Work to do
Begin at the first line below and copy each line exactly, ending with the line where "31000, 32000];" appears.

◆ ◆ ◆ ◆ ◆

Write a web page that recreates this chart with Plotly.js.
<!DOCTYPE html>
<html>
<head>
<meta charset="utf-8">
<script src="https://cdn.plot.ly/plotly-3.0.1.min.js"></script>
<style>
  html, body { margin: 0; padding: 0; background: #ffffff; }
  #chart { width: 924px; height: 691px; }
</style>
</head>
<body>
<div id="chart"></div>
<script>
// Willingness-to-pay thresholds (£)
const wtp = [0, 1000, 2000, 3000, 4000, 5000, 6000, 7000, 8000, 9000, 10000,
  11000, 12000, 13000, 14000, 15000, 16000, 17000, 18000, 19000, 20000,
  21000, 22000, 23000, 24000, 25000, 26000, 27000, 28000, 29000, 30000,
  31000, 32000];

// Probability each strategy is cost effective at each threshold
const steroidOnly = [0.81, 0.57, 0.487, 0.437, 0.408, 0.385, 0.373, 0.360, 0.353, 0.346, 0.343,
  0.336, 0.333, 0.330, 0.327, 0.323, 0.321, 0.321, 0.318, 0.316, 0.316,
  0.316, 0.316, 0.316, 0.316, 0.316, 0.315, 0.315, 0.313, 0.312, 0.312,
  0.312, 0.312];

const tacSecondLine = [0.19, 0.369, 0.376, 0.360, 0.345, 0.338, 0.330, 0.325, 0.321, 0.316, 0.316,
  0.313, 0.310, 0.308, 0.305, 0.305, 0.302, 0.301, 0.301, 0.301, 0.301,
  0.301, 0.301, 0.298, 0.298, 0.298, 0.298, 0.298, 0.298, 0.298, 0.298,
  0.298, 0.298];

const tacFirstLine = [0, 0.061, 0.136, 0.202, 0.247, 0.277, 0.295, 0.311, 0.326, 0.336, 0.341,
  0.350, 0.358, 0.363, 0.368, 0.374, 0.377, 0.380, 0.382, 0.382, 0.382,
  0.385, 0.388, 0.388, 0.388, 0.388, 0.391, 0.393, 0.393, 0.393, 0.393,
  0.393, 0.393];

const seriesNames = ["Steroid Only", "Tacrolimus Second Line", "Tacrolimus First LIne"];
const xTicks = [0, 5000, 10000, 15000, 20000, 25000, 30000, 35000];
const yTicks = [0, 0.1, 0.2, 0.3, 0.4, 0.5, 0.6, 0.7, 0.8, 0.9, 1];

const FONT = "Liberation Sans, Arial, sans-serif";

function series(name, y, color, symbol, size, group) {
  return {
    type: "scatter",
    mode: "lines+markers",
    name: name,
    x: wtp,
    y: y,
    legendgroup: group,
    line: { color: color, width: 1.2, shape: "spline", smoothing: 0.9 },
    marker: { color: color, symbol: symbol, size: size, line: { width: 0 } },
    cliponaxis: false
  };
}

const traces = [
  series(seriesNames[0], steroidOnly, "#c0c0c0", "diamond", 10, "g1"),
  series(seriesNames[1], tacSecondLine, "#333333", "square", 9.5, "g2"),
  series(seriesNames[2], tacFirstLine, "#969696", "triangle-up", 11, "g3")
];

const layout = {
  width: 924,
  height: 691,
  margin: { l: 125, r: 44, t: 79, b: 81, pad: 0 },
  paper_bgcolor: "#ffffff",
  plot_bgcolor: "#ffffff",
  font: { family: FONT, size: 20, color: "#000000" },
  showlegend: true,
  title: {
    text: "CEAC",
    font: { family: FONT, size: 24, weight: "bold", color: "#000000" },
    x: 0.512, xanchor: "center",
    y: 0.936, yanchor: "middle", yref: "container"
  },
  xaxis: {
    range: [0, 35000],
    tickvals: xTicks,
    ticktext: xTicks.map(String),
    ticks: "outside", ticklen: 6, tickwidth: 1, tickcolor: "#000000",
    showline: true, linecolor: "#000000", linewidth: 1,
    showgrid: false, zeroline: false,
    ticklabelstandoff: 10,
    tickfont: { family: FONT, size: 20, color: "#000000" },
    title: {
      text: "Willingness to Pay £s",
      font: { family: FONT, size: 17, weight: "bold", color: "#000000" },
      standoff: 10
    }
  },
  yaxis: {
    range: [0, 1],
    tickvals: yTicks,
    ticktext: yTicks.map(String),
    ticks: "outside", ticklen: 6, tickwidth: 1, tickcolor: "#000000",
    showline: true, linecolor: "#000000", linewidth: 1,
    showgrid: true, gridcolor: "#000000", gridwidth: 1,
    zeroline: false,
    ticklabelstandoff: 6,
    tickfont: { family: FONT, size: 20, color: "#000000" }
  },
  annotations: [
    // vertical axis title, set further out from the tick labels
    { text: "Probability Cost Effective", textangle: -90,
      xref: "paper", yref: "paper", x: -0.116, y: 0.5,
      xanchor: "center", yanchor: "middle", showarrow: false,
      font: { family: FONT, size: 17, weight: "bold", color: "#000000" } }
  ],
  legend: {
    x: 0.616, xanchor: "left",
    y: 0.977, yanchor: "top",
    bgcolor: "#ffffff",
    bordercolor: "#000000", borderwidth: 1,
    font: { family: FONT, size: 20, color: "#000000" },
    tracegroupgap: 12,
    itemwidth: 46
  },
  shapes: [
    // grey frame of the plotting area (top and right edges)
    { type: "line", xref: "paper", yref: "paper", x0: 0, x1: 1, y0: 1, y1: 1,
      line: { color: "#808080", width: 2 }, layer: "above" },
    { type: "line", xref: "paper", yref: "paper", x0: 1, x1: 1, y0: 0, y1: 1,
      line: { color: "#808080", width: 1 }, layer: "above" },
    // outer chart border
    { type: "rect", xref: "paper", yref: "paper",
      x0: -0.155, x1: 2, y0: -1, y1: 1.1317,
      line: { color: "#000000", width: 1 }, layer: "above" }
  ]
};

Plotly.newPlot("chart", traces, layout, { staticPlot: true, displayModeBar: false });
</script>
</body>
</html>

◆ ◆ ◆ ◆ ◆

Exercise answer
Write a web page that recreates this chart with Plotly.js.
<!DOCTYPE html>
<html>
<head>
<meta charset="utf-8">
<script src="https://cdn.plot.ly/plotly-3.0.1.min.js"></script>
<style>
  html, body { margin: 0; padding: 0; background: #ffffff; }
  #chart { width: 924px; height: 691px; }
</style>
</head>
<body>
<div id="chart"></div>
<script>
// Willingness-to-pay thresholds (£)
const wtp = [0, 1000, 2000, 3000, 4000, 5000, 6000, 7000, 8000, 9000, 10000,
  11000, 12000, 13000, 14000, 15000, 16000, 17000, 18000, 19000, 20000,
  21000, 22000, 23000, 24000, 25000, 26000, 27000, 28000, 29000, 30000,
  31000, 32000];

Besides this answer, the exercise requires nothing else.